(WHAT IS REQUIRED):
Do not include the pictures; repeat the rest of the data exactly.

(MATERIAL PROVIDED):

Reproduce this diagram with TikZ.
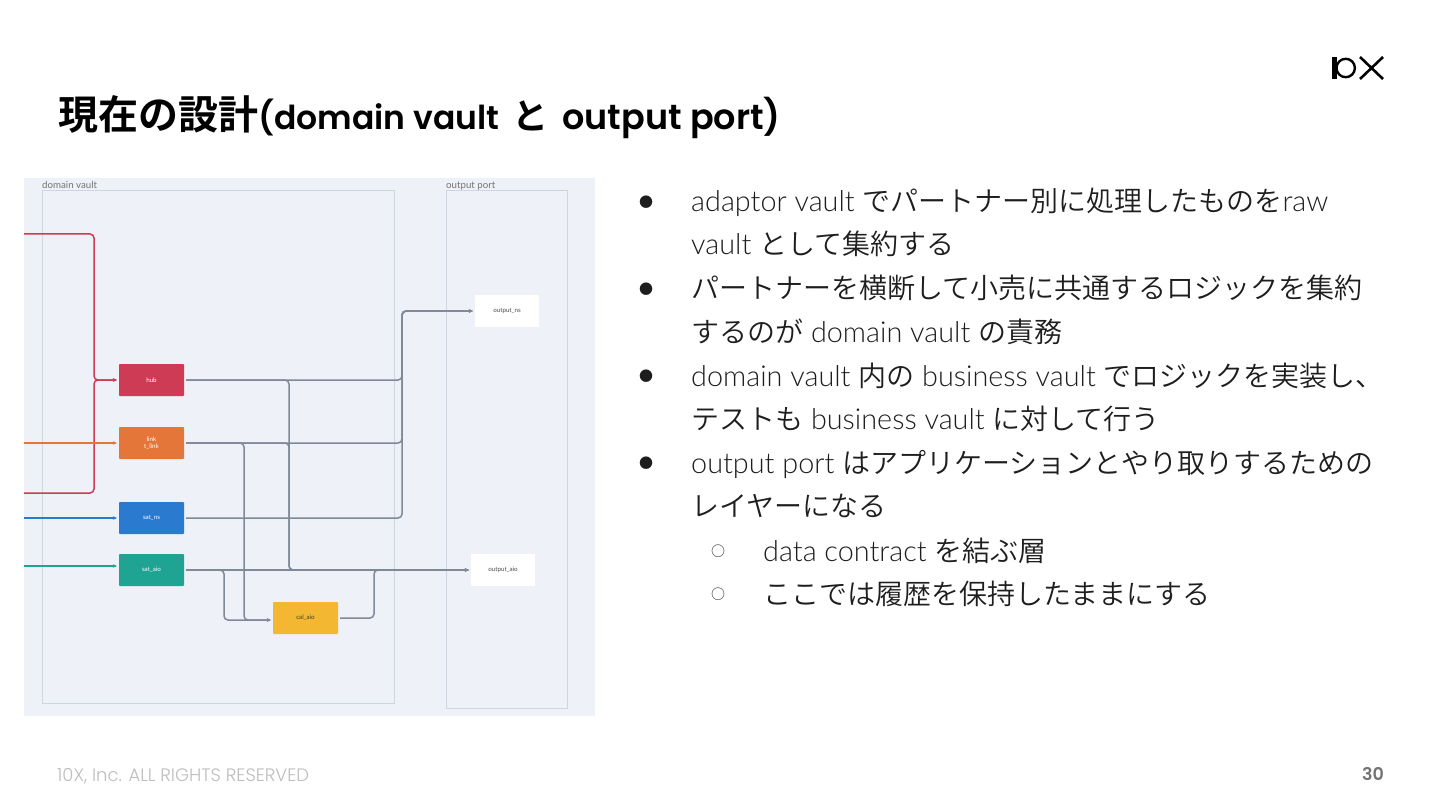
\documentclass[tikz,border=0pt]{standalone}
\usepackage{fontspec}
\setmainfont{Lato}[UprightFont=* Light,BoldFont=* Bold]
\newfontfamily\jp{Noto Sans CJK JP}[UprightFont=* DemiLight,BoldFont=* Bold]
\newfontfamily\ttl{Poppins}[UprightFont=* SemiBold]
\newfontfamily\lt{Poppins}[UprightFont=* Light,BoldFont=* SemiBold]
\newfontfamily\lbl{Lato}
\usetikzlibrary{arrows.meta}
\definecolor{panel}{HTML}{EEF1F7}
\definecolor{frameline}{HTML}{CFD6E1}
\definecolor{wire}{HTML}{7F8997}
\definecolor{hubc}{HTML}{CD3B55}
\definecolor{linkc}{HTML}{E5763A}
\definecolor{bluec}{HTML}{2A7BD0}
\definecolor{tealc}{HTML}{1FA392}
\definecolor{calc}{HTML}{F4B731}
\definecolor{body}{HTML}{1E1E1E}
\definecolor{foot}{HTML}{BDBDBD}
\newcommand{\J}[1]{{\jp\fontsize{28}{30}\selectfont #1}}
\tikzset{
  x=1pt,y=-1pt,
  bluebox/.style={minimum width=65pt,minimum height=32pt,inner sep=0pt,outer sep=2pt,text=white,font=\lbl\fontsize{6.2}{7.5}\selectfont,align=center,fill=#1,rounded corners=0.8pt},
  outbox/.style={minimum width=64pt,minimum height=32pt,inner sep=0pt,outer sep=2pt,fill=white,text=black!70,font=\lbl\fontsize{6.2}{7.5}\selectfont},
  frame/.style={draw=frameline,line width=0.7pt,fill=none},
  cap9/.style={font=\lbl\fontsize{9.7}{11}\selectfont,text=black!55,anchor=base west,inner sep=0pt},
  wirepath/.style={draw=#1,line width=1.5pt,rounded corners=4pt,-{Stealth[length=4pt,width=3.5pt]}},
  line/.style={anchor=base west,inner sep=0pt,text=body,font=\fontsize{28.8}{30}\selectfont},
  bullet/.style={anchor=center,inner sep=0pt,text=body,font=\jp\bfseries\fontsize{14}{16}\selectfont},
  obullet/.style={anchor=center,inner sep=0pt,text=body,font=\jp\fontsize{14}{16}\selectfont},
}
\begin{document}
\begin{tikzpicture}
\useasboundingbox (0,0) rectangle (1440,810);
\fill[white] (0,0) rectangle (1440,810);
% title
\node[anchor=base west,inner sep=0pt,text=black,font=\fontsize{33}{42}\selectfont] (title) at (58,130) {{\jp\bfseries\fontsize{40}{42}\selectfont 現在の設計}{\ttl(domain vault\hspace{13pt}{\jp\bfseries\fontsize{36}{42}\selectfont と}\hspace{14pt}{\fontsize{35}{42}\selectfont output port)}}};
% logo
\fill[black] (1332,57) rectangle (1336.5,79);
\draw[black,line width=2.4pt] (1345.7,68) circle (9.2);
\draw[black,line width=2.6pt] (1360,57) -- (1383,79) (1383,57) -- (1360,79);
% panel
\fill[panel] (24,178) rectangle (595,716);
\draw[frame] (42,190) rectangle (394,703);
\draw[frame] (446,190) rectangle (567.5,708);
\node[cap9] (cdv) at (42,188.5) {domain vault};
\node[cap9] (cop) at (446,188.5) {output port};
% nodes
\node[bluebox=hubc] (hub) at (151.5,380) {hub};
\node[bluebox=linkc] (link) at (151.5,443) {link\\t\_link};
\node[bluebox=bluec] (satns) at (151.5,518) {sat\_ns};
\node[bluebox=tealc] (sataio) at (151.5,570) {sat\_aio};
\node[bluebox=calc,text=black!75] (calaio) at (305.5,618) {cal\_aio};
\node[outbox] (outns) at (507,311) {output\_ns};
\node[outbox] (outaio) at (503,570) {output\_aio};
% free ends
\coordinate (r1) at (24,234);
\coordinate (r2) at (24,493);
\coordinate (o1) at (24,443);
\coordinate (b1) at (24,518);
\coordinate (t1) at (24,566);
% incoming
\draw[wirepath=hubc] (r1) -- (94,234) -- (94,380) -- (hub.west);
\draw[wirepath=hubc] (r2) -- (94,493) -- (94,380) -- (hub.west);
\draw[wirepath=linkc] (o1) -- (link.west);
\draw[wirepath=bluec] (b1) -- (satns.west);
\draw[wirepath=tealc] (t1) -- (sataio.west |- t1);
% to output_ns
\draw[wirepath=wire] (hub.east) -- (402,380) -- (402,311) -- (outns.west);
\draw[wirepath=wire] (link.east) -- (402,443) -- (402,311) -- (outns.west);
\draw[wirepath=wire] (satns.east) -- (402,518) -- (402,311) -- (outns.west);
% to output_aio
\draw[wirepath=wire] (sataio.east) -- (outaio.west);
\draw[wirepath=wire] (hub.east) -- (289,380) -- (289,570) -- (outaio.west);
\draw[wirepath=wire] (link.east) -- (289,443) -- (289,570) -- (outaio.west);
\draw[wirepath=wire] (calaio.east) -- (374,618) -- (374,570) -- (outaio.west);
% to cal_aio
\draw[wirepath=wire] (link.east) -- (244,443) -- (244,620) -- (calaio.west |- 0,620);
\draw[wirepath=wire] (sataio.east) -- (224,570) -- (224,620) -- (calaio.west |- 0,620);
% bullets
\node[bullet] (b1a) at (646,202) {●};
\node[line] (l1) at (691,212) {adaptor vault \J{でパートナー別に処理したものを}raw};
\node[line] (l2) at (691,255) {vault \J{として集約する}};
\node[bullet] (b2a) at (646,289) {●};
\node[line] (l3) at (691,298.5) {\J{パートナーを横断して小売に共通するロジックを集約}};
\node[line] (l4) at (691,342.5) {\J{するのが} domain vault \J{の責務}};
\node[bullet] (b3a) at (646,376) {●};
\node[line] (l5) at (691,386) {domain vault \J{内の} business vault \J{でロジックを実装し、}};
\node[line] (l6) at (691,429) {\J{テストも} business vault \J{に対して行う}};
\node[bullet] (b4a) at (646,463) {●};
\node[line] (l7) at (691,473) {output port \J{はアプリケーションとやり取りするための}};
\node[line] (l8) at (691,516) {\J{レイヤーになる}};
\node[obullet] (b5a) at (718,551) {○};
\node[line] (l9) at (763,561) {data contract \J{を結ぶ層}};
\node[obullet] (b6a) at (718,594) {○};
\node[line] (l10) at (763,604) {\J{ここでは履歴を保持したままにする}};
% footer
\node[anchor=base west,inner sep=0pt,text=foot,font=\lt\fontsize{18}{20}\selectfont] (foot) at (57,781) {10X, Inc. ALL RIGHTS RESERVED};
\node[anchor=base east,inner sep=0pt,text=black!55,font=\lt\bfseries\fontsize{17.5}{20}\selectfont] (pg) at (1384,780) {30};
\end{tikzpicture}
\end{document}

(TASK OUTPUT):
Reproduce this diagram with TikZ.
\documentclass[tikz,border=0pt]{standalone}
\usepackage{fontspec}
\setmainfont{Lato}[UprightFont=* Light,BoldFont=* Bold]
\newfontfamily\jp{Noto Sans CJK JP}[UprightFont=* DemiLight,BoldFont=* Bold]
\newfontfamily\ttl{Poppins}[UprightFont=* SemiBold]
\newfontfamily\lt{Poppins}[UprightFont=* Light,BoldFont=* SemiBold]
\newfontfamily\lbl{Lato}
\usetikzlibrary{arrows.meta}
\definecolor{panel}{HTML}{EEF1F7}
\definecolor{frameline}{HTML}{CFD6E1}
\definecolor{wire}{HTML}{7F8997}
\definecolor{hubc}{HTML}{CD3B55}
\definecolor{linkc}{HTML}{E5763A}
\definecolor{bluec}{HTML}{2A7BD0}
\definecolor{tealc}{HTML}{1FA392}
\definecolor{calc}{HTML}{F4B731}
\definecolor{body}{HTML}{1E1E1E}
\definecolor{foot}{HTML}{BDBDBD}
\newcommand{\J}[1]{{\jp\fontsize{28}{30}\selectfont #1}}
\tikzset{
  x=1pt,y=-1pt,
  bluebox/.style={minimum width=65pt,minimum height=32pt,inner sep=0pt,outer sep=2pt,text=white,font=\lbl\fontsize{6.2}{7.5}\selectfont,align=center,fill=#1,rounded corners=0.8pt},
  outbox/.style={minimum width=64pt,minimum height=32pt,inner sep=0pt,outer sep=2pt,fill=white,text=black!70,font=\lbl\fontsize{6.2}{7.5}\selectfont},
  frame/.style={draw=frameline,line width=0.7pt,fill=none},
  cap9/.style={font=\lbl\fontsize{9.7}{11}\selectfont,text=black!55,anchor=base west,inner sep=0pt},
  wirepath/.style={draw=#1,line width=1.5pt,rounded corners=4pt,-{Stealth[length=4pt,width=3.5pt]}},
  line/.style={anchor=base west,inner sep=0pt,text=body,font=\fontsize{28.8}{30}\selectfont},
  bullet/.style={anchor=center,inner sep=0pt,text=body,font=\jp\bfseries\fontsize{14}{16}\selectfont},
  obullet/.style={anchor=center,inner sep=0pt,text=body,font=\jp\fontsize{14}{16}\selectfont},
}
\begin{document}
\begin{tikzpicture}
\useasboundingbox (0,0) rectangle (1440,810);
\fill[white] (0,0) rectangle (1440,810);
% title
\node[anchor=base west,inner sep=0pt,text=black,font=\fontsize{33}{42}\selectfont] (title) at (58,130) {{\jp\bfseries\fontsize{40}{42}\selectfont 現在の設計}{\ttl(domain vault\hspace{13pt}{\jp\bfseries\fontsize{36}{42}\selectfont と}\hspace{14pt}{\fontsize{35}{42}\selectfont output port)}}};
% logo
\fill[black] (1332,57) rectangle (1336.5,79);
\draw[black,line width=2.4pt] (1345.7,68) circle (9.2);
\draw[black,line width=2.6pt] (1360,57) -- (1383,79) (1383,57) -- (1360,79);
% panel
\fill[panel] (24,178) rectangle (595,716);
\draw[frame] (42,190) rectangle (394,703);
\draw[frame] (446,190) rectangle (567.5,708);
\node[cap9] (cdv) at (42,188.5) {domain vault};
\node[cap9] (cop) at (446,188.5) {output port};
% nodes
\node[bluebox=hubc] (hub) at (151.5,380) {hub};
\node[bluebox=linkc] (link) at (151.5,443) {link\\t\_link};
\node[bluebox=bluec] (satns) at (151.5,518) {sat\_ns};
\node[bluebox=tealc] (sataio) at (151.5,570) {sat\_aio};
\node[bluebox=calc,text=black!75] (calaio) at (305.5,618) {cal\_aio};
\node[outbox] (outns) at (507,311) {output\_ns};
\node[outbox] (outaio) at (503,570) {output\_aio};
% free ends
\coordinate (r1) at (24,234);
\coordinate (r2) at (24,493);
\coordinate (o1) at (24,443);
\coordinate (b1) at (24,518);
\coordinate (t1) at (24,566);
% incoming
\draw[wirepath=hubc] (r1) -- (94,234) -- (94,380) -- (hub.west);
\draw[wirepath=hubc] (r2) -- (94,493) -- (94,380) -- (hub.west);
\draw[wirepath=linkc] (o1) -- (link.west);
\draw[wirepath=bluec] (b1) -- (satns.west);
\draw[wirepath=tealc] (t1) -- (sataio.west |- t1);
% to output_ns
\draw[wirepath=wire] (hub.east) -- (402,380) -- (402,311) -- (outns.west);
\draw[wirepath=wire] (link.east) -- (402,443) -- (402,311) -- (outns.west);
\draw[wirepath=wire] (satns.east) -- (402,518) -- (402,311) -- (outns.west);
% to output_aio
\draw[wirepath=wire] (sataio.east) -- (outaio.west);
\draw[wirepath=wire] (hub.east) -- (289,380) -- (289,570) -- (outaio.west);
\draw[wirepath=wire] (link.east) -- (289,443) -- (289,570) -- (outaio.west);
\draw[wirepath=wire] (calaio.east) -- (374,618) -- (374,570) -- (outaio.west);
% to cal_aio
\draw[wirepath=wire] (link.east) -- (244,443) -- (244,620) -- (calaio.west |- 0,620);
\draw[wirepath=wire] (sataio.east) -- (224,570) -- (224,620) -- (calaio.west |- 0,620);
% bullets
\node[bullet] (b1a) at (646,202) {●};
\node[line] (l1) at (691,212) {adaptor vault \J{でパートナー別に処理したものを}raw};
\node[line] (l2) at (691,255) {vault \J{として集約する}};
\node[bullet] (b2a) at (646,289) {●};
\node[line] (l3) at (691,298.5) {\J{パートナーを横断して小売に共通するロジックを集約}};
\node[line] (l4) at (691,342.5) {\J{するのが} domain vault \J{の責務}};
\node[bullet] (b3a) at (646,376) {●};
\node[line] (l5) at (691,386) {domain vault \J{内の} business vault \J{でロジックを実装し、}};
\node[line] (l6) at (691,429) {\J{テストも} business vault \J{に対して行う}};
\node[bullet] (b4a) at (646,463) {●};
\node[line] (l7) at (691,473) {output port \J{はアプリケーションとやり取りするための}};
\node[line] (l8) at (691,516) {\J{レイヤーになる}};
\node[obullet] (b5a) at (718,551) {○};
\node[line] (l9) at (763,561) {data contract \J{を結ぶ層}};
\node[obullet] (b6a) at (718,594) {○};
\node[line] (l10) at (763,604) {\J{ここでは履歴を保持したままにする}};
% footer
\node[anchor=base west,inner sep=0pt,text=foot,font=\lt\fontsize{18}{20}\selectfont] (foot) at (57,781) {10X, Inc. ALL RIGHTS RESERVED};
\node[anchor=base east,inner sep=0pt,text=black!55,font=\lt\bfseries\fontsize{17.5}{20}\selectfont] (pg) at (1384,780) {30};
\end{tikzpicture}
\end{document}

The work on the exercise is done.